Zoner Scott Unger called it a reasonable expansion of an existing structure.

McCarthy agreed, saying it’s been a non-conforming structure for many years.

Chew Street hotel

Richard Smith, owner of the Chew Street property once known as the West End Hotel, sought zoning approval to continue operating as a non-conforming use.

The city’s zoning law requires maximum hotel stays of 30 days. Unger said some people stay at Smith’s place for months and others have been there for a couple of years.

Unger explained that at a June zoning hearing board meeting, the owner argued his property should be “grandfathered” because the city’s ordinance, not the use of the hotel, is what changed.

Zoner Michael Rosenfeld said the place lacks many basic features offered by hotels, including parking, standard room amenities and a lounge.

Unger said people staying on each floor share one restroom, rather than every room having a private bathroom. And the hotel and its restaurant no longer are run by the same owner as they were in past years. (Jabber Jaws Bar & Grille is on the street level.)

Zoner Michael Engle said “this is an existing property that goes back to the days when we had stagecoaches” and it has a long tradition of people staying for extended periods of time. He said that establishes a non-conforming use for the property.

Zoners waived the 30-day maximum stay requirement, but a condition of approval was that the place must be inspected by the city, to ensure public health, safety and welfare under its rental unit licensing act.

Loch’s lot

The board spent well over an hour on Bruce Loch’s proposal to build two units --probably a twin home -- on his vacant lot at 1737 W. Pennsylvania St. He said each 1,200-square foot unit will have two parking spaces.

Loch said he has built more than 1,000 homes in Allentown in the past 40 years. He also is the developer who plans to build a 33-story skyscraper in Allentown.

Loch maintained traffic on Roth Avenue makes his property undesirable for a single-family home. He said buyers will look at Roth Avenue as a real detriment to a single-family dwelling, particularly if they have children. “It might be extremely difficult to sell. I’m not sure I’d want to build a single-family dwelling unit on this lot.”

He described the two homes he proposes as starter-type units rather than family-style units.

Objectors didn’t like the idea of two homes on the property. At least one said she doesn’t want any home built there.

Resident Barbara Parry objected because she said Loch plans to rent rather than sell the homes, but McCarthy explained the zoning board generally does not get involved in decisions regarding rental vs. ownership.

Resident Sandra Long disagreed with Loch’s description of Roth Avenue as a major thoroughfare where traffic has increased dramatically.

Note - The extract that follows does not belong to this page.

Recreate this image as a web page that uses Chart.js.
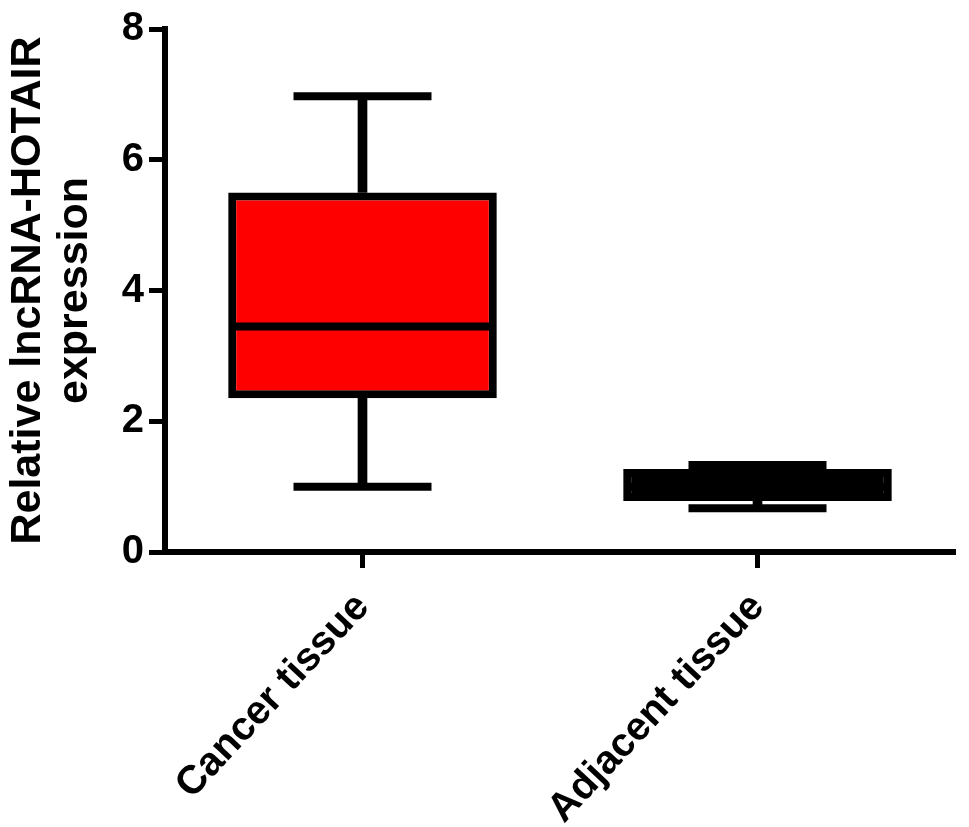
<!DOCTYPE html>
<html>
<head>
<meta charset="utf-8">
<script src="https://cdn.jsdelivr.net/npm/chart.js@4/dist/chart.umd.min.js"></script>
<style>
  html, body { margin: 0; padding: 0; background: #fff; }
</style>
</head>
<body>
<canvas id="box-chart" width="969" height="827"></canvas>
<script>
// categories and five-number summaries
const categories = ["Cancer tissue", "Adjacent tissue"];
const minVals = [1.0, 0.67];
const q1Vals = [2.35, 0.78];
const medianVals = [3.45, 1.0];
const q3Vals = [5.5, 1.27];
const maxVals = [6.97, 1.33];
const boxColors = ["rgb(255,0,0)", "rgb(0,0,0)"];
const yTicks = [0, 2, 4, 6, 8];

const FONT = "'Liberation Sans', Arial, sans-serif";

const boxData = categories.map((c, i) => [q1Vals[i], q3Vals[i]]);
const lowWhisker = categories.map((c, i) => [minVals[i], q1Vals[i]]);
const highWhisker = categories.map((c, i) => [q3Vals[i], maxVals[i]]);

const ctx = document.getElementById("box-chart");

new Chart(ctx, {
  type: "bar",
  data: {
    labels: categories,
    datasets: [
      {
        // median line
        type: "line",
        data: medianVals,
        showLine: false,
        pointStyle: "line",
        pointRadius: 130,
        pointBorderWidth: 8,
        pointBorderColor: "#000",
        order: 0,
      },
      {
        // whisker caps
        type: "line",
        data: minVals,
        showLine: false,
        pointStyle: "line",
        pointRadius: 69,
        pointBorderWidth: 8,
        pointBorderColor: "#000",
        order: 1,
      },
      {
        type: "line",
        data: maxVals,
        showLine: false,
        pointStyle: "line",
        pointRadius: 69,
        pointBorderWidth: 8,
        pointBorderColor: "#000",
        order: 1,
      },
      {
        // the boxes
        data: boxData,
        backgroundColor: boxColors,
        borderColor: "#000",
        borderWidth: 8,
        borderSkipped: false,
        barPercentage: 0.68,
        categoryPercentage: 1,
        grouped: false,
        order: 2,
      },
      {
        // whiskers
        data: lowWhisker,
        backgroundColor: "#000",
        barThickness: 9,
        grouped: false,
        order: 3,
      },
      {
        data: highWhisker,
        backgroundColor: "#000",
        barThickness: 9,
        grouped: false,
        order: 3,
      },
    ],
  },
  options: {
    responsive: false,
    animation: false,
    layout: {
      autoPadding: false,
      padding: { top: 29, right: 14, left: 0, bottom: 0 },
    },
    plugins: {
      legend: { display: false },
      tooltip: { enabled: false },
    },
    scales: {
      x: {
        offset: true,
        grid: {
          offset: false,
          drawOnChartArea: false,
          tickLength: 16,
          tickWidth: 5,
          tickColor: "#000",
        },
        border: { display: true, width: 6, color: "#000" },
        ticks: {
          color: "#000",
          font: { family: FONT, weight: "bold", size: 40 },
          minRotation: 47,
          maxRotation: 47,
          autoSkip: false,
          padding: 16,
        },
        afterFit: (scale) => {
          scale.height = 275;
          scale.paddingLeft = 0;
          scale.paddingRight = 0;
        },
      },
      y: {
        min: 0,
        max: 8,
        afterBuildTicks: (scale) => {
          scale.ticks = yTicks.map((v) => ({ value: v }));
        },
        grid: {
          drawOnChartArea: false,
          tickLength: 16,
          tickWidth: 5,
          tickColor: "#000",
        },
        border: { display: true, width: 6, color: "#000" },
        ticks: {
          color: "#000",
          font: { family: FONT, weight: "bold", size: 40 },
          padding: 5,
        },
        title: {
          display: true,
          text: ["Relative lncRNA-HOTAIR", "expression"],
          color: "#000",
          font: { family: FONT, weight: "bold", size: 43, lineHeight: 1.1 },
          padding: { top: 4, bottom: 0 },
        },
        afterFit: (scale) => {
          scale.width = 165;
          scale.paddingTop = 0;
          scale.paddingBottom = 0;
        },
      },
    },
  },
});
</script>
</body>
</html>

She described it as a quiet neighborhood and said Roth Avenue has not gotten busier in the seven years she has lived there.

The proposal apparently meets most requirements of the city’s zoning law except for a clear sight triangle issue.

Unger challenged Loch’s assertions about traffic safety because he is not a professional engineer.

Atty. William Malkames, Loch’s lawyer, requested a continuance so an engineer can testify on Loch’s behalf.

The board agreed to delay action until an engineer can testify at a future meeting.